Bolshevism in Russia was born, or rather was able to get its hold, only through the long generations of Czarism and the almost universal state of ignorance in which its people were held, that preceded it. The great preponderance and the continually growing numbers of men with imagination, with a sense of care, mutuality, cooperation, brotherhood, in our various large enterprises is a force that will save this and other nations from a similar experience.

I have great confidence in the Russian people. Its soul is sound; and after the forces of treachery, incompetence and terrorism have spent themselves, and the better elements are able to organize in sufficient force to drive the beasts from its borders, it will arise and assert itself. There will be builded a new Russia that will be one of the great and commanding nations of the world. In the meantime it affords a most concrete and valuable lesson to us and to all other nations—to strike on the one hand, the forces of treachery and lawlessness the moment they show themselves, and on the other hand, to see that the soil is made fertile for neither their entrance nor growth.

The strong nation is that in which under the leadership of universal free education and equal opportunities, a due watch is maintained to see that the rights of all individuals and all classes are nurtured and carefully guarded. In such a government the nation and its interests is and must be supreme. Then if built upon high ethical and moral standards where mutuality is the watch-word and the governing principle of its life, its motto might through right, power through justice, it becomes a fit and effective member of the Society of Nations.

Internationalism is higher than nationalism, humanity is above the nation. The stronger however the individual nation, the stronger necessarily will be the Society of Nations.

Love, sympathy, fellowship, is not inconsistent with the use of force to restrain malignant evil, in the case of nations as in the case of individuals. Where goodness is weak it is exploited and becomes a victim of the stronger, when, devoid of a sense of mutuality, it is conscienceless. Strength without conscience, goodness, ungoverned by the law of mutuality, becomes tyranny. In seeking its own ends it violates every law of God and man.

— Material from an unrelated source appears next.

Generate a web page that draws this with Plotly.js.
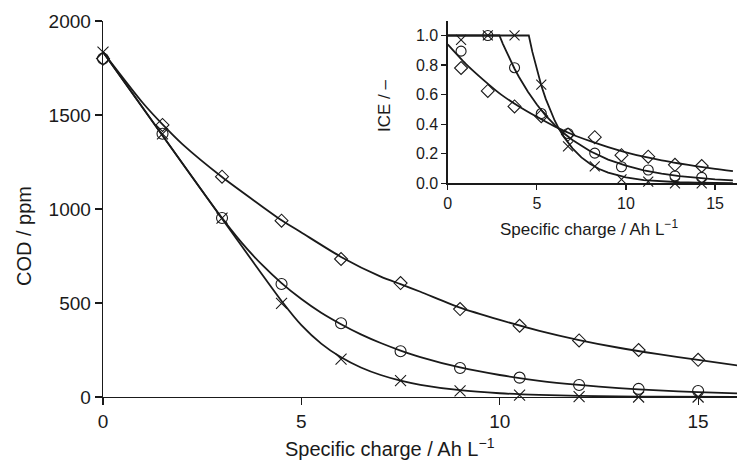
<!DOCTYPE html>
<html>
<head>
<meta charset="utf-8">
<script src="https://cdn.plot.ly/plotly-3.0.1.min.js"></script>
<style>
html,body{margin:0;padding:0;background:#fff;}
#chart{width:737px;height:461px;}
</style>
</head>
<body>
<div id="chart"></div>
<script>
// ---- Main plot: COD vs specific charge (measured points) ----
var codX = [0, 1.5, 3, 4.5, 6, 7.5, 9, 10.5, 12, 13.5, 15];
var codDiamond = [1800, 1447, 1172, 938, 734, 606, 468, 379, 301, 250, 198];
var codCircle  = [1800, 1400, 952, 601, 392, 243, 154, 103, 64, 43, 32];
var codCross   = [1835, 1400, 952, 498, 202, 87, 32, 10, 2, 0, 0];

// ---- Main plot: model curves ----
var fitDiamondX = [0, 1, 1.5, 2, 3, 4, 4.5, 5, 6, 7, 7.5, 8, 9, 10, 11, 12, 13, 14, 15, 16];
var fitDiamondY = [1835, 1565, 1450, 1345, 1170, 1015, 940, 875, 745, 640, 600, 560, 475, 410, 352, 303, 262, 228, 197, 168];
var fitCircleX = [0, 2.9, 3.5, 4, 4.5, 5, 5.5, 6, 6.5, 7, 7.5, 8, 9, 10, 11, 12, 13, 14, 15, 16];
var fitCircleY = [1835, 980, 820, 705, 606, 521, 448, 387, 333, 287, 247, 212, 157, 117, 86, 64, 47, 35, 26, 19];
var fitCrossX = [0, 4.55, 5, 5.5, 6, 6.5, 7, 7.5, 8, 9, 10, 11, 12, 13, 14, 16];
var fitCrossY = [1835, 497, 382, 284, 211, 157, 117, 87, 65, 36, 20, 11, 6, 3, 2, 0.5];

// ---- Inset: ICE vs specific charge (measured points) ----
var iceX = [0.75, 2.25, 3.75, 5.25, 6.75, 8.25, 9.75, 11.25, 12.75, 14.25];
var iceDiamond = [0.78, 0.625, 0.52, 0.454, 0.33, 0.312, 0.19, 0.18, 0.125, 0.117];
var iceCircle  = [0.894, 1.0, 0.782, 0.472, 0.337, 0.204, 0.112, 0.09, 0.05, 0.04];
var iceCross   = [0.97, 1.0, 1.0, 0.667, 0.25, 0.115, 0.027, 0.012, 0.0, 0.0];

// ---- Inset: model curves ----
var iceFitDiamondX = [0, 1, 2, 3, 4, 5, 6, 7, 8, 9, 10, 11, 12, 13, 14, 15, 16];
var iceFitDiamondY = [0.94, 0.81, 0.70, 0.60, 0.52, 0.45, 0.385, 0.33, 0.285, 0.245, 0.21, 0.18, 0.155, 0.134, 0.115, 0.097, 0.082];
var iceFitCircleX = [0, 2.9, 3.1, 3.3, 3.5, 3.75, 4, 4.25, 4.5, 5, 5.5, 6, 6.5, 7, 7.5, 8, 9, 10, 11, 12, 13, 14, 15, 16];
var iceFitCircleY = [1, 1, 0.942, 0.887, 0.835, 0.775, 0.719, 0.667, 0.619, 0.533, 0.458, 0.395, 0.34, 0.293, 0.252, 0.217, 0.16, 0.119, 0.088, 0.065, 0.048, 0.036, 0.027, 0.02];
var iceFitCrossX = [0, 4.55, 4.75, 5, 5.25, 5.5, 5.75, 6, 6.25, 6.5, 7, 7.5, 8, 8.5, 9, 10, 11, 12, 13, 14, 16];
var iceFitCrossY = [1, 1, 0.889, 0.767, 0.662, 0.571, 0.493, 0.425, 0.367, 0.317, 0.236, 0.175, 0.131, 0.097, 0.072, 0.040, 0.022, 0.012, 0.007, 0.004, 0.001];

var xTicks = [0, 5, 10, 15];
var codTicks = [0, 500, 1000, 1500, 2000];
var iceTicks = [0, 0.2, 0.4, 0.6, 0.8, 1.0];

var ink = '#1a1a1a';
var font = 'Liberation Sans, Arial, Helvetica, sans-serif';

function curve(x, y, xa, ya, w, shape) {
  return {x: x, y: y, xaxis: xa, yaxis: ya, mode: 'lines', type: 'scatter',
          line: {color: ink, width: w, shape: shape, smoothing: 0.6},
          hoverinfo: 'skip', showlegend: false, cliponaxis: false};
}
function pts(x, y, xa, ya, sym, size) {
  return {x: x, y: y, xaxis: xa, yaxis: ya, mode: 'markers', type: 'scatter',
          marker: {symbol: sym, size: size, color: ink, line: {color: ink, width: 1.1}},
          showlegend: false, cliponaxis: false};
}

var data = [
  curve(fitDiamondX, fitDiamondY, 'x', 'y', 1.8, 'spline'),
  curve(fitCircleX, fitCircleY, 'x', 'y', 1.8, 'spline'),
  curve(fitCrossX, fitCrossY, 'x', 'y', 1.8, 'spline'),
  pts(codX, codDiamond, 'x', 'y', 'diamond-open', 10),
  pts(codX, codCircle, 'x', 'y', 'circle-open', 11),
  pts(codX, codCross, 'x', 'y', 'x-thin-open', 11),
  curve(iceFitDiamondX, iceFitDiamondY, 'x2', 'y2', 1.8, 'spline'),
  curve(iceFitCircleX, iceFitCircleY, 'x2', 'y2', 1.8, 'linear'),
  curve(iceFitCrossX, iceFitCrossY, 'x2', 'y2', 1.8, 'linear'),
  pts(iceX, iceDiamond, 'x2', 'y2', 'diamond-open', 10),
  pts(iceX, iceCircle, 'x2', 'y2', 'circle-open', 10),
  pts(iceX, iceCross, 'x2', 'y2', 'x-thin-open', 10)
];

var W = 737, H = 461;
var axBase = {showgrid: false, zeroline: false, showline: true, linecolor: ink, linewidth: 1.3,
              ticks: 'outside', tickcolor: ink, tickwidth: 1.2, fixedrange: true};

var layout = {
  width: W, height: H,
  margin: {l: 0, r: 0, t: 0, b: 0, pad: 0},
  paper_bgcolor: '#fff', plot_bgcolor: 'rgba(0,0,0,0)',
  font: {family: font, color: ink},
  showlegend: false,
  xaxis: Object.assign({}, axBase, {domain: [103 / W, 1], range: [0, 15.98], anchor: 'y',
          tickvals: xTicks, ticklen: 7, tickfont: {size: 19, family: font, color: ink}}),
  yaxis: Object.assign({}, axBase, {domain: [(H - 397) / H, (H - 21) / H], range: [0, 2000], anchor: 'x',
          tickvals: codTicks, ticklen: 7, tickfont: {size: 19, family: font, color: ink}}),
  xaxis2: Object.assign({}, axBase, {domain: [447.7 / W, 1], range: [0, 16.23], anchor: 'y2',
          tickvals: xTicks, ticklen: 5, tickfont: {size: 16, family: font, color: ink}}),
  yaxis2: Object.assign({}, axBase, {domain: [(H - 183.3) / H, (H - 20.7) / H], range: [0, 1.1], anchor: 'x2',
          tickvals: iceTicks, tickformat: '.1f', ticklen: 5, tickfont: {size: 16, family: font, color: ink}}),
  annotations: [
    {text: 'Specific charge / Ah L<sup>\u22121</sup>', xref: 'paper', yref: 'paper',
     x: 390 / W, y: (H - 447) / H, xanchor: 'center', yanchor: 'middle', showarrow: false,
     font: {size: 20, family: font, color: ink}},
    {text: 'COD / ppm', xref: 'paper', yref: 'paper', textangle: -90,
     x: 24 / W, y: (H - 236) / H, xanchor: 'center', yanchor: 'middle', showarrow: false,
     font: {size: 20, family: font, color: ink}},
    {text: 'Specific charge / Ah L<sup>\u22121</sup>', xref: 'paper', yref: 'paper',
     x: 589 / W, y: (H - 228) / H, xanchor: 'center', yanchor: 'middle', showarrow: false,
     font: {size: 17, family: font, color: ink}},
    {text: 'ICE / \u2013', xref: 'paper', yref: 'paper', textangle: -90,
     x: 385 / W, y: (H - 105) / H, xanchor: 'center', yanchor: 'middle', showarrow: false,
     font: {size: 17, family: font, color: ink}}
  ]
};

Plotly.newPlot('chart', data, layout, {staticPlot: true, displayModeBar: false});
</script>
</body>
</html>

For the safety therefore of the better life of the world, for the very safety and welfare of the Society of Nations, those nations that combine strength with goodness, strength with good-will, strength with an ever-growing sense of mutuality, which is the only law of a happy, orderly, and advancing human life, must combine to check the power of any people or nation still devoid of the knowledge of this law, lest goodness, truth and all the higher instincts and potentialities of life, even freedom itself perish from the earth. This can be done and must be done not through malice or hatred, but through a sense of right and duty.